Email is one of a few primary forms of communication during the job search and in the workplace. While it’s important to thoughtfully compose each part of your message, a well-constructed email sign-off (the last line of your email and your signature) is essential to leaving the reader with a positive impression.
Writing clear, professional emails can help position you positively in your career with your colleagues, people in your network or potential employers. To help make sure you achieve this goal, here is some background on how to end an email, elements you should include and several helpful examples.
Why email closings are important
An email closing is the last thing your audience reads after finishing your message and can be the motivating factor in how quickly they respond—or whether they respond at all.
Imagine meeting a new business contact at an industry event. Once your conversation concluded, you wouldn’t turn and walk away without another word. That would be rude, leave a bad impression and likely prevent future discussions. Instead, you would probably say something like:
“It was so nice meeting you! Please take one of my cards. I hope to hear from you soon!”
Think of your email closing as the ending of a conversation. By using friendly, polite and professional language with a clear call-to-action, you have a better chance of earning a positive response.
Tips for creating a professional email ending
Here are a few things to keep in mind as you compose your email closings:
Use your full name. Always include your first and last name in your closing—especially in the first few correspondences. This way, your recipient is clear on your identity and is less likely to confuse you with other contacts who have the same first name.
Be professional. Use context clues to determine the appropriate tone to use in your closing. If you are emailing someone you’ve never met, keep a professional tone by avoiding casual sign-offs like “Chat soon!” If you have exchanged several emails and feel that a more laid-back closing would be more appropriate, feel free to mirror your audience’s tone. If you’re unsure, it’s always a good idea to err on the side of professional.
Decide whether a closing is appropriate. If you’ve exchanged several emails with someone, it can be tempting to skip the closing. In this case, it is good to be thoughtful about including a closing in your email. While your conversations might have become more casual, an email closing still exhibits attention to detail and professionalism. Additionally, the recipient may forward your email to others within the organization who may not have communicated with you previously. A thoughtful closing will leave a favorable impression on them and makes the communications clear and easy to follow.
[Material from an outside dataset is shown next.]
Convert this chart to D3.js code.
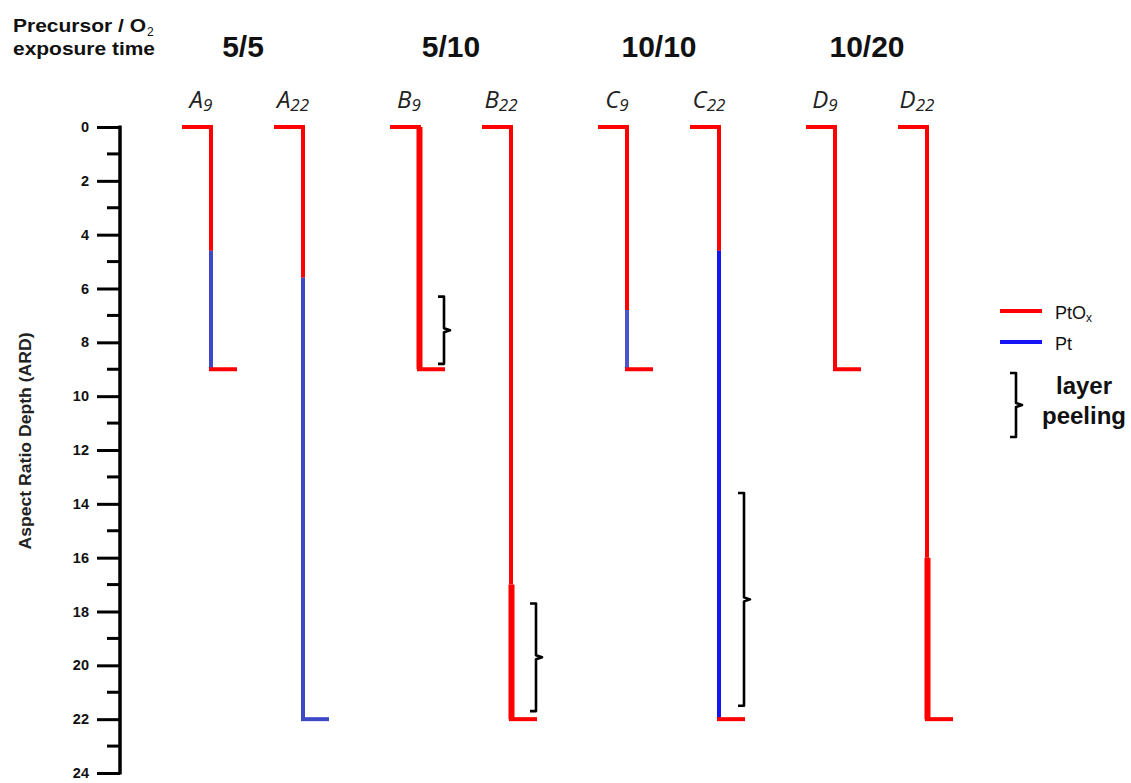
<!DOCTYPE html>
<html>
<head>
<meta charset="utf-8">
<script src="https://cdn.jsdelivr.net/npm/d3@7"></script>
<style>
  html, body { margin: 0; padding: 0; background: #fff; }
  svg { display: block; }
</style>
</head>
<body>
<svg id="chart" width="1131" height="783"></svg>
<script>
// Exposure groups (precursor / O2 time) and the two trench samples in each
const groups = ["5/5", "5/10", "10/10", "10/20"];
const samples = ["A9", "A22", "B9", "B22", "C9", "C22", "D9", "D22"];
const sampleGroup = ["5/5", "5/5", "5/10", "5/10", "10/10", "10/10", "10/20", "10/20"];
const sampleLetter = ["A", "A", "B", "B", "C", "C", "D", "D"];
const sampleSub = ["9", "22", "9", "22", "9", "22", "9", "22"];
// Trench depth (ARD) and depth where PtOx gives way to Pt
const trenchDepth = [9, 22, 9, 22, 9, 22, 9, 22];
const ptoxUntil = [4.6, 5.6, 9, 22, 6.8, 4.6, 9, 22];
// Layer-peeling ranges (ARD)
const peelSample = ["B9", "B22", "C22"];
const peelFrom = [6.3, 17.7, 13.6];
const peelTo = [8.8, 21.7, 21.5];
// Axis ticks
const majorTicks = [0, 2, 4, 6, 8, 10, 12, 14, 16, 18, 20, 22, 24];
const minorTicks = [1, 3, 5, 7, 9, 11, 13, 15, 17, 19, 21, 23];

// Drawing style
const RED = "#ff0000";
const BLUE_SOFT = "#3d49c6";
const BLUE = "#1414f5";
const ptColor = { A9: BLUE_SOFT, A22: BLUE_SOFT, C9: "#4a55cc", C22: BLUE };
const thickFrom = { B9: 0, B22: 17, D22: 16 }; // thicker film from this depth down
const SANS = "'Liberation Sans', Arial, sans-serif";

const svg = d3.select("#chart");

const y = d3.scaleLinear().domain([0, 24]).range([127, 773]);
const gx = d3.scalePoint().domain(groups).range([257, 881]);
const inner = d3.scalePoint().domain([0, 1]).range([-46, 46]);
const xOf = i => gx(sampleGroup[i]) + inner(i % 2);

// ----- depth axis -----
const axisX = 120;
const axis = svg.append("g").attr("transform", `translate(${axisX},0)`);
axis.call(d3.axisLeft(y).tickValues(majorTicks).tickSize(23).tickPadding(8).tickFormat(d3.format("d")));
axis.select(".domain").remove();
axis.selectAll(".tick line").attr("stroke", "#000").attr("stroke-width", 3);
axis.selectAll(".tick text")
  .attr("font-family", SANS)
  .attr("font-weight", "bold").attr("font-size", 14.5).attr("fill", "#111");
axis.append("g").selectAll("line").data(minorTicks).join("line")
  .attr("x1", -13).attr("x2", 0).attr("y1", d => y(d)).attr("y2", d => y(d))
  .attr("stroke", "#000").attr("stroke-width", 3);
axis.append("line").attr("x1", 0).attr("x2", 0)
  .attr("y1", y(0) - 1.5).attr("y2", y(24) + 1.5)
  .attr("stroke", "#000").attr("stroke-width", 3.5);

svg.append("text")
  .attr("transform", `translate(31,441) rotate(-90)`)
  .attr("text-anchor", "middle")
  .attr("font-family", SANS)
  .attr("font-weight", "bold").attr("font-size", 17).attr("fill", "#222")
  .attr("textLength", 217).attr("lengthAdjust", "spacingAndGlyphs")
  .text("Aspect Ratio Depth (ARD)");

// ----- header -----
const head = svg.append("g")
  .attr("font-family", SANS)
  .attr("font-weight", "bold").attr("font-size", 19).attr("fill", "#111");
head.append("text").attr("x", 13).attr("y", 32)
  .attr("textLength", 133).attr("lengthAdjust", "spacingAndGlyphs").text("Precursor / O");
head.append("text").attr("x", 147).attr("y", 36)
  .attr("font-size", 12).attr("font-weight", "normal").text("2");
head.append("text").attr("x", 13).attr("y", 55)
  .attr("textLength", 142).attr("lengthAdjust", "spacingAndGlyphs").text("exposure time");

svg.append("g").selectAll("text").data(groups).join("text")
  .attr("x", d => gx(d) - 14).attr("y", 57)
  .attr("text-anchor", "middle")
  .attr("font-family", SANS)
  .attr("font-weight", "bold").attr("font-size", 30).attr("fill", "#111")
  .text(d => d);

// sample labels
const lbl = svg.append("g").selectAll("text").data(samples).join("text")
  .attr("x", (d, i) => xOf(i) - 10).attr("y", 108)
  .attr("text-anchor", "middle")
  .attr("font-family", "'Open Sans', 'Noto Sans', sans-serif")
  .attr("font-style", "italic").attr("font-size", 24).attr("fill", "#222");
lbl.append("tspan").text((d, i) => sampleLetter[i]);
lbl.append("tspan").attr("font-size", 17).attr("dy", 3).text((d, i) => sampleSub[i]);

// ----- trench profiles -----
const prof = svg.append("g").attr("fill", "none").attr("stroke-linecap", "butt");
samples.forEach((s, i) => {
  const x = xOf(i);
  const d = trenchDepth[i];
  const p = ptoxUntil[i];
  const t = thickFrom[s];
  const w = 4;
  // top lip
  prof.append("line").attr("x1", x - 29).attr("x2", x + w / 2)
    .attr("y1", y(0)).attr("y2", y(0)).attr("stroke", RED).attr("stroke-width", w);
  // PtOx wall
  if (t === undefined) {
    prof.append("line").attr("x1", x).attr("x2", x)
      .attr("y1", y(0)).attr("y2", y(p)).attr("stroke", RED).attr("stroke-width", w);
  } else {
    prof.append("line").attr("x1", x).attr("x2", x)
      .attr("y1", y(0)).attr("y2", y(t)).attr("stroke", RED).attr("stroke-width", w);
    prof.append("line").attr("x1", x + 0.5).attr("x2", x + 0.5)
      .attr("y1", y(t)).attr("y2", y(p)).attr("stroke", RED).attr("stroke-width", 6);
  }
  // Pt wall
  if (p < d) {
    prof.append("line").attr("x1", x).attr("x2", x)
      .attr("y1", y(p)).attr("y2", y(d)).attr("stroke", ptColor[s]).attr("stroke-width", w);
  }
  // bottom lip
  const bottomColor = (s === "A22") ? ptColor[s] : RED;
  prof.append("line").attr("x1", x - w / 2).attr("x2", x + 26)
    .attr("y1", y(d)).attr("y2", y(d)).attr("stroke", bottomColor).attr("stroke-width", w);
});

// ----- peeling braces -----
function brace(g, x, y1, y2) {
  const ym = (y1 + y2) / 2;
  const path = `M${x - 6},${y1} L${x},${y1} L${x},${ym - 2} L${x + 6},${ym} L${x},${ym + 2} L${x},${y2} L${x - 6},${y2}`;
  g.append("path").attr("d", path).attr("fill", "none")
    .attr("stroke", "#000").attr("stroke-width", 2.6).attr("stroke-linejoin", "round");
}
const braces = svg.append("g");
peelSample.forEach((s, k) => {
  const i = samples.indexOf(s);
  brace(braces, xOf(i) + 25, y(peelFrom[k]), y(peelTo[k]));
});

// ----- legend -----
const leg = svg.append("g").attr("font-family", SANS).attr("fill", "#111");
leg.append("line").attr("x1", 1000).attr("x2", 1042).attr("y1", 311).attr("y2", 311)
  .attr("stroke", RED).attr("stroke-width", 4);
leg.append("line").attr("x1", 1000).attr("x2", 1042).attr("y1", 342).attr("y2", 342)
  .attr("stroke", BLUE).attr("stroke-width", 4);
const t1 = leg.append("text").attr("x", 1055).attr("y", 319).attr("font-size", 18);
t1.append("tspan").text("PtO");
t1.append("tspan").attr("font-size", 12).attr("dy", 3).text("x");
leg.append("text").attr("x", 1055).attr("y", 350).attr("font-size", 18).text("Pt");
brace(leg, 1016, 373, 437);
leg.append("text").attr("x", 1084).attr("y", 394).attr("text-anchor", "middle")
  .attr("font-weight", "bold").attr("font-size", 24).text("layer");
leg.append("text").attr("x", 1084).attr("y", 424).attr("text-anchor", "middle")
  .attr("font-weight", "bold").attr("font-size", 24).text("peeling");
</script>
</body>
</html>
Related: How to Email a Resume
What to include in your email endings
There are a few elements you should consider when writing your email closing. Here’s what you’ll need to include:
1. A closing line
The last line of your email should not only share gratitude with the recipient for reading your message but also include a call-to-action or statement that will either motivate the recipient to respond or shows you anticipate a response. For example, a closing line might look like this:
Thank you for taking the time to review my resume and professional references. I look forward to hearing from you soon!
2. Your full name
Use first and last name in your email sign off to avoid confusion and help ensure they remember you. By using your full name in your email signature, resume, cover letter and any other documents you share, your chances of getting a response should be increased.
3. Your professional title
You don’t necessarily need to use your current job title (i.e., Account Manager at ABC Company), but it can be helpful to include a title that illustrates what you do. For example,
4. Contact information
Even though the person receiving your message already has your email address, it’s important to include additional methods of communication, such as your direct phone number.
Phrases to use and avoid in professional email closings
While some more casual closing phrases might be fine once you’re already working at a company and exchanging communications with colleagues, you’ll want to make sure the phrases you use during the hiring process are more professional.
Professional email closing examples
Here are a few of the most common ways to end a professional email:
- Kind regards
- Thank you
- Warm wishes
- With gratitude
- Many thanks
Examples of email closings to avoid
Here are some email closing phrases you should avoid in professional environments:
- Your friend
- Thanks a bunch
- Chat soon
5 ways to end an email (with examples)
Here are five examples of how to end an email, based on where you are during the hiring process.
When applying for a job:
Thank you for considering me for this position. I look forward to hearing from you!
Experienced Sales Professional
After completing a phone screening:
I’ve attached my portfolio for your review. Please let me know if there’s anything else you need.
Web Designer & Illustrator
When responding to a meeting request:
I look forward to meeting with you next Monday.
Social Media Marketing Professional
After completing an interview:
I look forward to the next step in the process.
Full Stack Software Engineer
When accepting a job offer:
I look forward to discussing the details and next steps!
Experienced Finance Professional
Displaying a polished appearance through your email ending will help solidify a positive impression and ensure recipients understand you take pride in how you present yourself in professional situations. By implementing these tips and using these examples to help craft your email ending, you can make sure your email message reflects your competence, attention to detail and professionalism.